### THE DATA

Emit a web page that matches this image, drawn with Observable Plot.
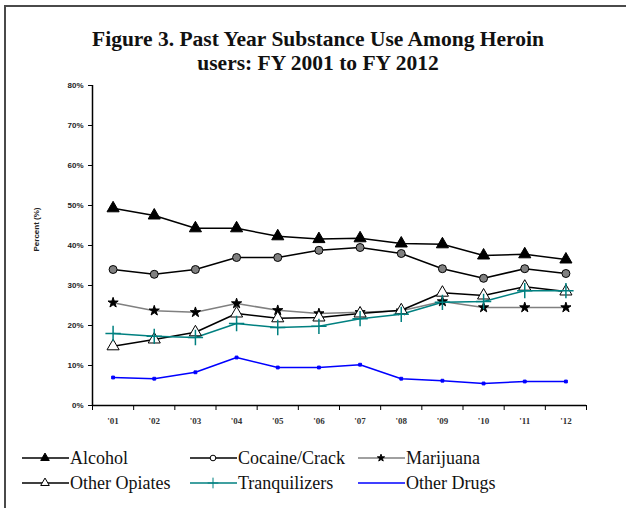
<!DOCTYPE html>
<html>
<head>
<meta charset="utf-8">
<script src="https://cdn.jsdelivr.net/npm/d3@7"></script>
<script src="https://cdn.jsdelivr.net/npm/@observablehq/plot@0.6"></script>
<style>
  html, body { margin: 0; padding: 0; background: #fff; }
  body { width: 626px; height: 508px; position: relative; overflow: hidden; }
  #frame { position: absolute; left: 4px; top: 5px; width: 640px; height: 520px; border: 2px solid #4a4a4a; box-sizing: border-box; }
  #title { position: absolute; left: 0; top: 27px; width: 636px; text-align: center;
    font-family: 'Liberation Serif', serif; font-weight: bold; font-size: 21.5px; line-height: 24px; color: #111; }
  #chart { position: absolute; left: 0; top: 0; }
  #legend { position: absolute; left: 0; top: 444px; width: 626px; height: 60px;
    font-family: 'Liberation Serif', serif; font-size: 18px; color: #111; }
  .item { position: absolute; display: flex; align-items: center; height: 22px; white-space: nowrap; }
  .item svg { display: block; }
</style>
</head>
<body>
<div id="frame"></div>
<div id="title">Figure 3. Past Year Substance Use Among Heroin<br>users: FY 2001 to FY 2012</div>
<div id="chart"></div>
<div id="legend"></div>
<script>
const years = ["'01","'02","'03","'04","'05","'06","'07","'08","'09","'10","'11","'12"];
const alcohol      = [49.3,47.5,44.3,44.3,42.3,41.6,41.8,40.5,40.3,37.5,37.8,36.5];
const cocaine      = [34,32.8,34,37,37,38.8,39.5,38,34.2,31.8,34.2,33];
const marijuana    = [25.7,23.7,23.3,25.5,23.8,23,23.3,23.7,26,24.5,24.5,24.5];
const otherOpiates = [14.8,16.5,18.3,23,21.8,22,23,23.8,28.2,27.5,29.7,28.5];
const tranquilizers= [18,17.3,17,20.5,19.5,19.8,21.7,22.8,25.8,26,28.7,28.7];
const otherDrugs   = [7,6.7,8.3,12,9.5,9.5,10.2,6.7,6.2,5.5,6,6];
const yTicks = [0,10,20,30,40,50,60,70,80];

const seriesNames = ["Alcohol","Cocaine/Crack","Marijuana","Other Opiates","Tranquilizers","Other Drugs"];
const seriesVals = [alcohol, cocaine, marijuana, otherOpiates, tranquilizers, otherDrugs];
const styles = {
  "Alcohol":       {line:"#000", w:1.5, symbol:"triangle", fill:"#000", stroke:"#000", r:4.5},
  "Cocaine/Crack": {line:"#000", w:1.5, symbol:"circle", fill:"#808080", stroke:"#000", r:4},
  "Marijuana":     {line:"#808080", w:1.5, symbol:"star", fill:"#000", stroke:"#000", r:3.2},
  "Other Opiates": {line:"#000", w:1.5, symbol:"triangle", fill:"#fff", stroke:"#000", r:4.5},
  "Tranquilizers": {line:"#008080", w:1.5, symbol:"plus", fill:"none", stroke:"#008080", r:5},
  "Other Drugs":   {line:"#0000ff", w:1.5, symbol:"square", fill:"#0000ff", stroke:"#0000ff", r:1.6}
};

const rows = [];
seriesNames.forEach((s, si) => years.forEach((y, i) => rows.push({series: s, idx: i + 0.5, year: y, value: seriesVals[si][i]})));

const marks = [
  Plot.ruleX([0], {y1: 0, y2: 80, stroke: "#000", strokeWidth: 1.5}),
  Plot.ruleY([0], {x1: 0, x2: 12, stroke: "#000", strokeWidth: 1.5}),
  Plot.axisY({ticks: yTicks, tickSize: 4, tickPadding: 5, tickFormat: d => d + "%", label: null,
    fontSize: 8, fontWeight: "bold", fill: "#222", fontFamily: "Liberation Sans, Arial, sans-serif"}),
  Plot.axisX({ticks: d3.range(0, 13), tickSize: 5, tickFormat: () => "", label: null}),
  Plot.axisX({ticks: years.map((_, i) => i + 0.5), tickSize: 0, tickPadding: 12,
    tickFormat: d => years[Math.round(d - 0.5)], label: null,
    fontSize: 9, fontWeight: "bold", fill: "#333", fontFamily: "'Liberation Serif', serif"}),
  Plot.text(["Percent (%)"], {frameAnchor: "left", dx: -56, dy: 0, x: 0, y: 38.5, rotate: -90,
    fontSize: 8, fontWeight: "bold", fill: "#222", fontFamily: "Liberation Sans, Arial, sans-serif"})
];
for (const s of seriesNames) {
  const st = styles[s];
  const data = rows.filter(d => d.series === s);
  marks.push(Plot.line(data, {x: "idx", y: "value", stroke: st.line, strokeWidth: st.w}));
}
for (const s of seriesNames) {
  const st = styles[s];
  const data = rows.filter(d => d.series === s);
  marks.push(Plot.dot(data, {x: "idx", y: "value", symbol: () => st.symbol, r: st.r,
    fill: st.fill, stroke: st.stroke, strokeWidth: st.symbol === "plus" ? 1.5 : 1}));
}

const chart = Plot.plot({
  width: 626, height: 440,
  marginLeft: 92, marginRight: 40, marginTop: 85, marginBottom: 35,
  x: {type: "linear", domain: [0, 12]},
  y: {domain: [0, 80]},
  symbol: {type: "identity"},
  style: {background: "transparent", overflow: "visible"},
  marks
});
document.getElementById("chart").appendChild(chart);

// legend
const legendPos = [[22,458],[190,458],[358,458],[22,483],[190,483],[358,483]];
const sym = {triangle: d3.symbolTriangle, circle: d3.symbolCircle, star: d3.symbolStar, plus: d3.symbolPlus, square: d3.symbolSquare};
const legend = document.getElementById("legend");
seriesNames.forEach((s, i) => {
  const st = styles[s];
  const [lx, ly] = legendPos[i];
  const item = document.createElement("div");
  item.className = "item";
  item.style.left = lx + "px";
  item.style.top = (ly - 444 - 11) + "px";
  const size = Math.PI * st.r * st.r * 0.5;
  const path = s === "Other Drugs" ? "" :
    `<path transform="translate(23,11)" d="${d3.symbol(sym[st.symbol], size)()}" fill="${st.fill === "#808080" ? "#fff" : st.fill}" stroke="${st.stroke}" stroke-width="1"/>`;
  item.innerHTML = `<svg width="47" height="22"><line x1="0" x2="47" y1="11" y2="11" stroke="${st.line}" stroke-width="1.5"/>${path}</svg><span style="margin-left:1px">${s}</span>`;
  legend.appendChild(item);
});
</script>
</body>
</html>
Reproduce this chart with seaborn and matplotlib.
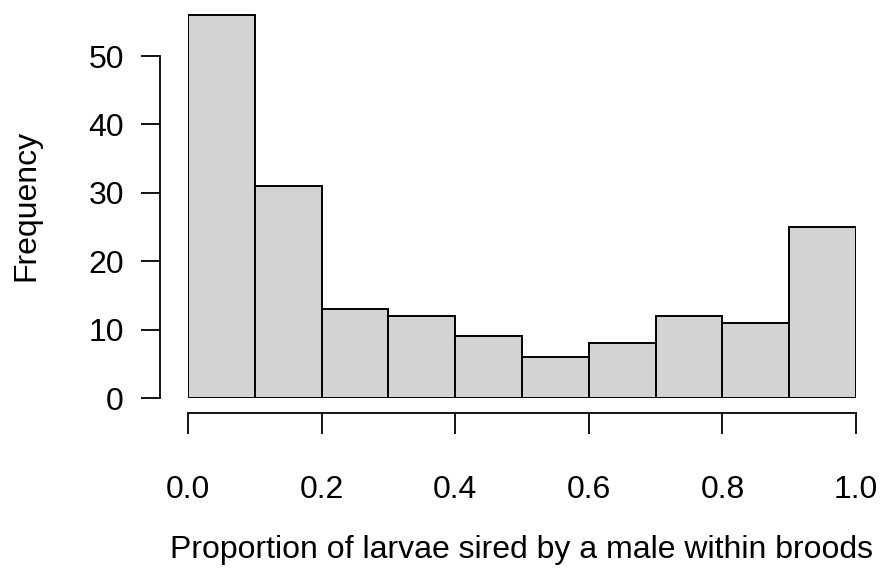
import matplotlib
matplotlib.use("Agg")
import matplotlib.pyplot as plt
import seaborn as sns
import numpy as np

bin_edges = [0.0, 0.1, 0.2, 0.3, 0.4, 0.5, 0.6, 0.7, 0.8, 0.9, 1.0]
counts = [56, 31, 13, 12, 9, 6, 8, 12, 11, 25]
x_ticks = [0.0, 0.2, 0.4, 0.6, 0.8, 1.0]
x_tick_labels = ["0.0", "0.2", "0.4", "0.6", "0.8", "1.0"]
y_ticks = [0, 10, 20, 30, 40, 50]

sns.set_style("white")
plt.rcParams['font.family'] = ['Liberation Sans', 'DejaVu Sans']

W, H = 882, 574
fig = plt.figure(figsize=(W / 100, H / 100), dpi=100)
px_per_y = (398 - 56) / 50.0
ymax = 56.3
ax = fig.add_axes([188 / W, (H - 398) / H, 668 / W, ymax * px_per_y / H])

centers = [(bin_edges[i] + bin_edges[i + 1]) / 2 for i in range(len(counts))]
sns.histplot(x=centers, weights=counts, bins=bin_edges, color="#D3D3D3",
             edgecolor="black", linewidth=1.4, alpha=1.0, ax=ax)

ax.set_xlim(0, 1)
ax.set_ylim(0, ymax)
for s in ["top", "right"]:
    ax.spines[s].set_visible(False)
ax.spines["left"].set_position(("outward", 28 * 0.72))
ax.spines["bottom"].set_position(("outward", 15 * 0.72))
ax.spines["left"].set_bounds(0, 50)
ax.spines["bottom"].set_bounds(0, 1)
for s in ["left", "bottom"]:
    ax.spines[s].set_linewidth(1.3)
    ax.spines[s].set_color("black")

ax.set_xticks(x_ticks)
ax.set_xticklabels(x_tick_labels)
ax.set_yticks(y_ticks)
ax.tick_params(axis="both", which="both", direction="out", color="black",
               width=1.3, labelsize=23, labelcolor="black")
ax.tick_params(axis="y", length=14, pad=12, left=True)
ax.tick_params(axis="x", length=15, pad=30, bottom=True)

ax.set_xlabel("Proportion of larvae sired by a male within broods", fontsize=23,
              labelpad=21, color="black")
ax.set_ylabel("Frequency", fontsize=23, labelpad=34, color="black")

fig.savefig("out.png", dpi=100)
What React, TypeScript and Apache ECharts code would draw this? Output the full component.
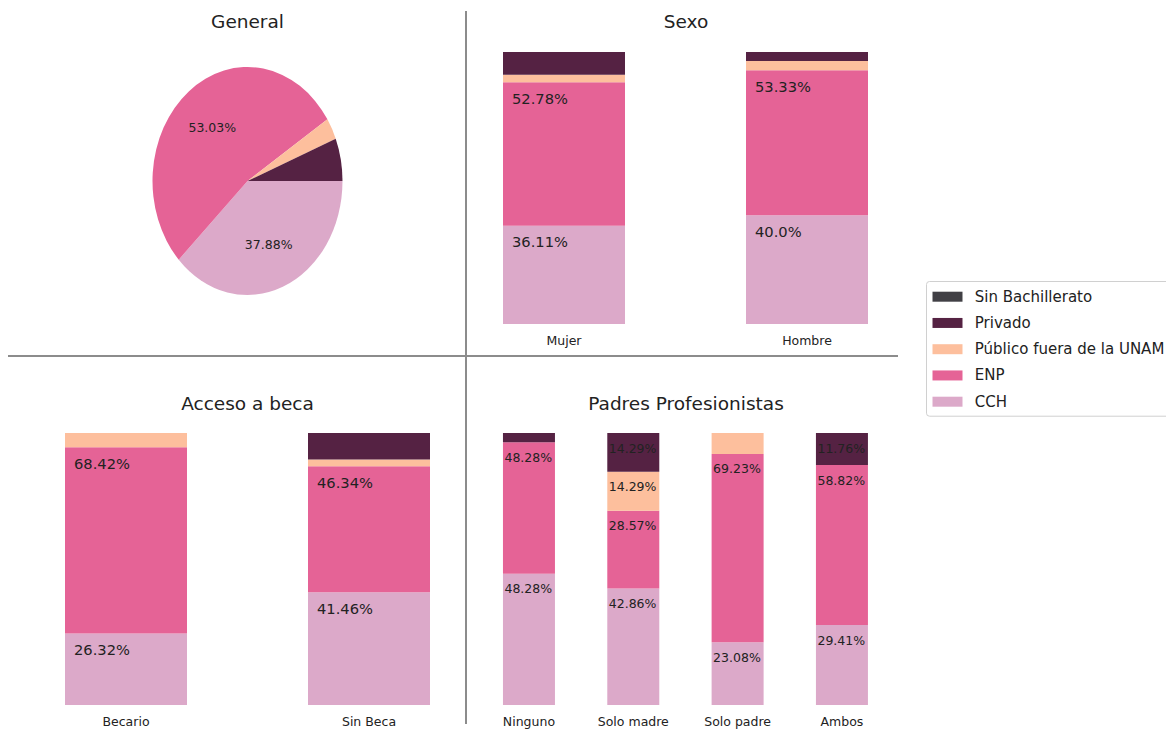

######

→ **GOAL**:
Go through the records and gather the lines that hold "this".

→ **EXERCISE OUTPUT**:
Emit a web page that matches this image, drawn with Observable Plot.
Reproduce this chart with seaborn and matplotlib.
What React, TypeScript and Apache ECharts code would draw this? Output the full component.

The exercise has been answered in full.